Scientific classification
- Kingdom: Animalia
- Phylum: Chordata
- Class: Mammalia
- Infraclass: Placentalia
- Order: Carnivora
- Family: Mephitidae
- Genus: Spilogale
- Species: S. angustifrons
- Binomial name: Spilogale angustifrons Howell, 1902

= Southern spotted skunk =

- Genus: Spilogale
- Species: angustifrons
- Authority: Howell, 1902
- Conservation status: LC

Species of carnivore

The southern spotted skunk (Spilogale angustifrons) is a species of mammal in the skunk family, Mephitidae. It ranges from Costa Rica to southern Mexico. At one time this skunk was considered to be a subspecies of the eastern spotted skunk (Spilogale putorius).

==Description==
The southern spotted skunk grows to a length of 34 cm with a tail length of 23 cm and weighs between 0.5 and 1 kg. It is conspicuously coloured in black and white and resembles the western spotted skunk in appearance. It has anal glands beneath the tail which secrete musk which can be sprayed with considerable accuracy at a predator.
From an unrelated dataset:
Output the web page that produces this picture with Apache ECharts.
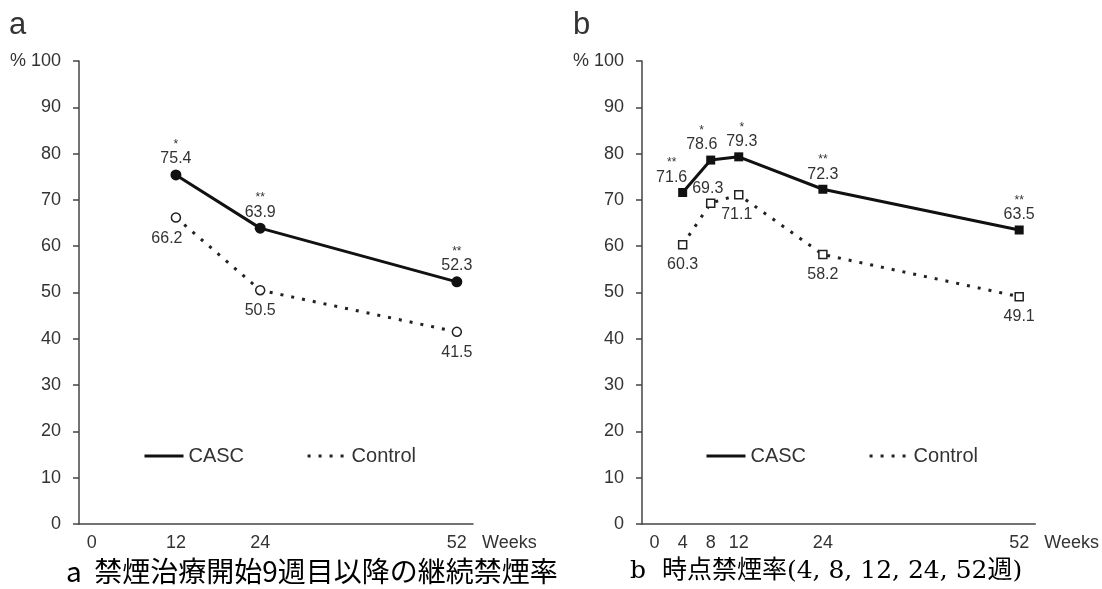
<!DOCTYPE html>
<html>
<head>
<meta charset="utf-8">
<script src="https://cdn.jsdelivr.net/npm/echarts@6/dist/echarts.min.js"></script>
<style>
html,body{margin:0;padding:0;background:#fff;}
#chart{width:1102px;height:589px;}
</style>
</head>
<body>
<div id="chart"></div>
<script>
// ---- data ----
const weeksA = [12, 24, 52];
const cascA = [75.4, 63.9, 52.3];
const controlA = [66.2, 50.5, 41.5];
const sigA = ['*', '**', '**'];

const weeksB = [4, 8, 12, 24, 52];
const cascB = [71.6, 78.6, 79.3, 72.3, 63.5];
const controlB = [60.3, 69.3, 71.1, 58.2, 49.1];
const sigB = ['**', '*', '*', '**', '**'];

const xTicksA = [0, 12, 24, 52];
const xTicksB = [0, 4, 8, 12, 24, 52];
const seriesNames = ['CASC', 'Control'];
const captionA = 'a  禁煙治療開始9週目以降の継続禁煙率';
const captionB = 'b  時点禁煙率(4, 8, 12, 24, 52週)';

// ---- layout / style tweaks (not data) ----
const FONT = "'Liberation Sans', Arial, sans-serif";
const TXT = '#333';
const LINE = '#111';
const DOTS = [3, 8];
const labelTweaks = {
  aCtrl: {0: {offset: [-9, 0]}},
  bCasc: {0: {offset: [-11, 0]}, 1: {offset: [-9, 0]}, 2: {offset: [3, 0]}},
  bCtrl: {1: {position: 'top', distance: 1, offset: [-3, 0]}, 2: {offset: [-2, 0]}}
};

function pairs(xs, ys, tweaks) {
  return xs.map((x, i) => {
    const item = {value: [x, ys[i]]};
    if (tweaks && tweaks[i]) item.label = tweaks[i];
    return item;
  });
}

function cascSeries(name, xs, ys, sig, axisIdx, symbol, size, tweaks) {
  return {
    name: name, type: 'line', xAxisIndex: axisIdx, yAxisIndex: axisIdx,
    data: pairs(xs, ys, tweaks),
    symbol: symbol, symbolSize: size,
    itemStyle: {color: LINE},
    lineStyle: {color: LINE, width: 3},
    z: 3,
    label: {
      show: true, position: 'top', distance: 2,
      formatter: p => '{s|' + sig[p.dataIndex] + '}\n{v|' + p.value[1].toFixed(1) + '}',
      rich: {
        s: {fontSize: 12, lineHeight: 12, color: TXT, fontFamily: FONT, align: 'center'},
        v: {fontSize: 16, lineHeight: 17, color: TXT, fontFamily: FONT, align: 'center'}
      }
    }
  };
}

function ctrlSeries(name, xs, ys, axisIdx, symbol, size, tweaks) {
  return {
    name: name, type: 'line', xAxisIndex: axisIdx, yAxisIndex: axisIdx,
    data: pairs(xs, ys, tweaks),
    symbol: symbol, symbolSize: size, showSymbol: true,
    itemStyle: {color: '#fff', borderColor: '#222', borderWidth: 1.5},
    lineStyle: {color: '#222', width: 3, type: DOTS, cap: 'butt'},
    z: 2,
    label: {
      show: true, position: 'bottom', distance: 7,
      formatter: p => p.value[1].toFixed(1),
      fontSize: 16, lineHeight: 17, color: TXT, fontFamily: FONT
    }
  };
}

function xAxis(idx, ticks) {
  return {
    type: 'value', gridIndex: idx, min: -1.8, max: 54.3,
    axisLine: {show: true, onZero: false, lineStyle: {color: '#444', width: 1.5}},
    axisTick: {show: false},
    splitLine: {show: false},
    axisLabel: {customValues: ticks, color: TXT, fontSize: 18, fontFamily: FONT, margin: 10},
    name: 'Weeks', nameLocation: 'end', nameGap: 9,
    nameTextStyle: {color: TXT, fontSize: 18, fontFamily: FONT, verticalAlign: 'top', padding: [10, 0, 0, 0]}
  };
}

function yAxis(idx) {
  return {
    type: 'value', gridIndex: idx, min: 0, max: 100, interval: 10,
    axisLine: {show: true, onZero: false, lineStyle: {color: '#444', width: 1.5}},
    axisTick: {show: true, inside: false, length: 6, lineStyle: {color: '#444', width: 1.5}},
    splitLine: {show: false},
    axisLabel: {color: TXT, fontSize: 18, fontFamily: FONT, margin: 18,
      formatter: v => v === 100 ? '% 100' : String(v)}
  };
}

function legend(left) {
  return {
    data: [
      {name: seriesNames[0], lineStyle: {width: 3, color: LINE, type: 'solid'}},
      {name: seriesNames[1], lineStyle: {width: 3, color: '#222', type: DOTS, cap: 'butt'}}
    ],
    left: left, top: 446, orient: 'horizontal', padding: 0,
    itemWidth: 39, itemHeight: 14, itemGap: 62,
    itemStyle: {opacity: 0},
    textStyle: {color: TXT, fontSize: 20, fontFamily: FONT},
    selectedMode: false
  };
}

const chart = echarts.init(document.getElementById('chart'), null, {renderer: 'canvas'});
chart.setOption({
  backgroundColor: '#fff',
  animation: false,
  title: [
    {text: 'a', left: 4, top: 5, textStyle: {fontSize: 31, fontWeight: 'normal', color: TXT, fontFamily: FONT}},
    {text: 'b', left: 568, top: 5, textStyle: {fontSize: 31, fontWeight: 'normal', color: TXT, fontFamily: FONT}},
    {text: captionA, left: 61, top: 552, textStyle: {fontSize: 28, fontWeight: 'normal', color: '#000', fontFamily: "'Noto Sans CJK JP', sans-serif"}},
    {text: captionB, left: 625, top: 554, textStyle: {fontSize: 25, fontWeight: 'normal', color: '#000', fontFamily: "'DejaVu Serif', 'Noto Sans CJK JP', serif"}}
  ],
  legend: [legend(143), legend(705)],
  grid: [
    {left: 79, top: 61, width: 394, height: 463},
    {left: 642, top: 61, width: 394, height: 463}
  ],
  xAxis: [xAxis(0, xTicksA), xAxis(1, xTicksB)],
  yAxis: [yAxis(0), yAxis(1)],
  series: [
    cascSeries(seriesNames[0], weeksA, cascA, sigA, 0, 'circle', 11, null),
    ctrlSeries(seriesNames[1], weeksA, controlA, 0, 'circle', 9, labelTweaks.aCtrl),
    cascSeries(seriesNames[0], weeksB, cascB, sigB, 1, 'rect', 9, labelTweaks.bCasc),
    ctrlSeries(seriesNames[1], weeksB, controlB, 1, 'rect', 8, labelTweaks.bCtrl)
  ]
});
</script>
</body>
</html>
==Distribution and habitat==
The southern spotted skunk is native to Central America where its range includes Mexico, Guatemala, Honduras, El Salvador, Nicaragua, Costa Rica and Belize. It is present at altitudes of up to 300 m in dry rocky areas with scrub and open woodland, and also in agricultural areas.

==Behaviours==
The southern spotted skunk is nocturnal and secretive in its habits. It climbs trees but mainly searches for food on the ground for the small mammals, insects, birds, eggs, grain and fruit on which it feeds.

==Status==
The chief threats faced by the southern spotted skunk are human activities such as road construction, wildfires and agricultural monoculture. Though not very common, it has a large range and is presumed to have a large total population, and it is able to adapt to disturbance to its habitat. For these reasons, the International Union for Conservation of Nature has assessed it as being of "least concern".